One hive feels a bit light. Each colony should have 60 pounds of honey going into the winter, Harrison explains, examining the frames of honey. He puts the hive back together and walks off, returning with a five-gallon bucket of clear liquid that he pours into a top feeder: corn syrup.
Even the corn syrup has a backstory. It came to Harrison after three totes of the stuff were crushed in some sort of accident: truck, forklift, who knows. “They didn’t want to dump it down the drain, so they called the beekeeper. Free corn syrup for me. I gave the guy $100 to bring it over to my bee yard. It’d just be a shame, some farmer grew that corn, then somebody processed that corn into syrup, it’d be a shame to go into the garbage,” he said. “That was exciting. There was somebody using their head with that.”
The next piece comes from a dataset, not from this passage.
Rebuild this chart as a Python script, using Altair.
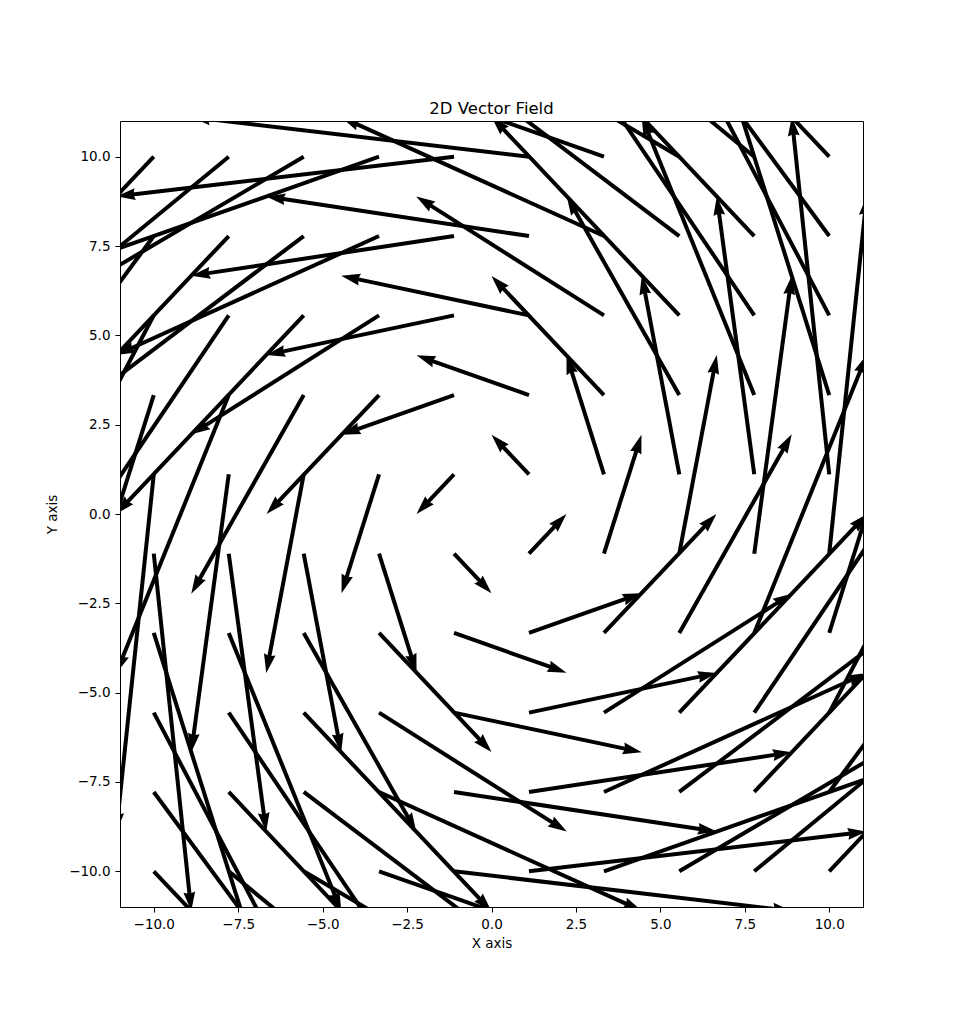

The hives look healthy, but Harrison is perpetually aware that anything could happen. Like the bear that just got into one of his bee yards, which had a compromised electric fence.
There are Varroa mites already putting stress on bees, and then there are worse ones on their way from Asia. “The hundred year plan of this business needs to think about that,” said Harrison. There’s the recent legislation from the New Jersey Department of Health that puts honey under the “cottage food” umbrella and restricts where it can be poured, which has Harrison in limbo for the moment while he figures it out. It’s not even worth contemplating what would happen if Patrick himself got sick, or put his back out. At 25, who thinks about things like that?
“They say diversify,” he said wryly. “I’ve got a lot of money invested in bees.”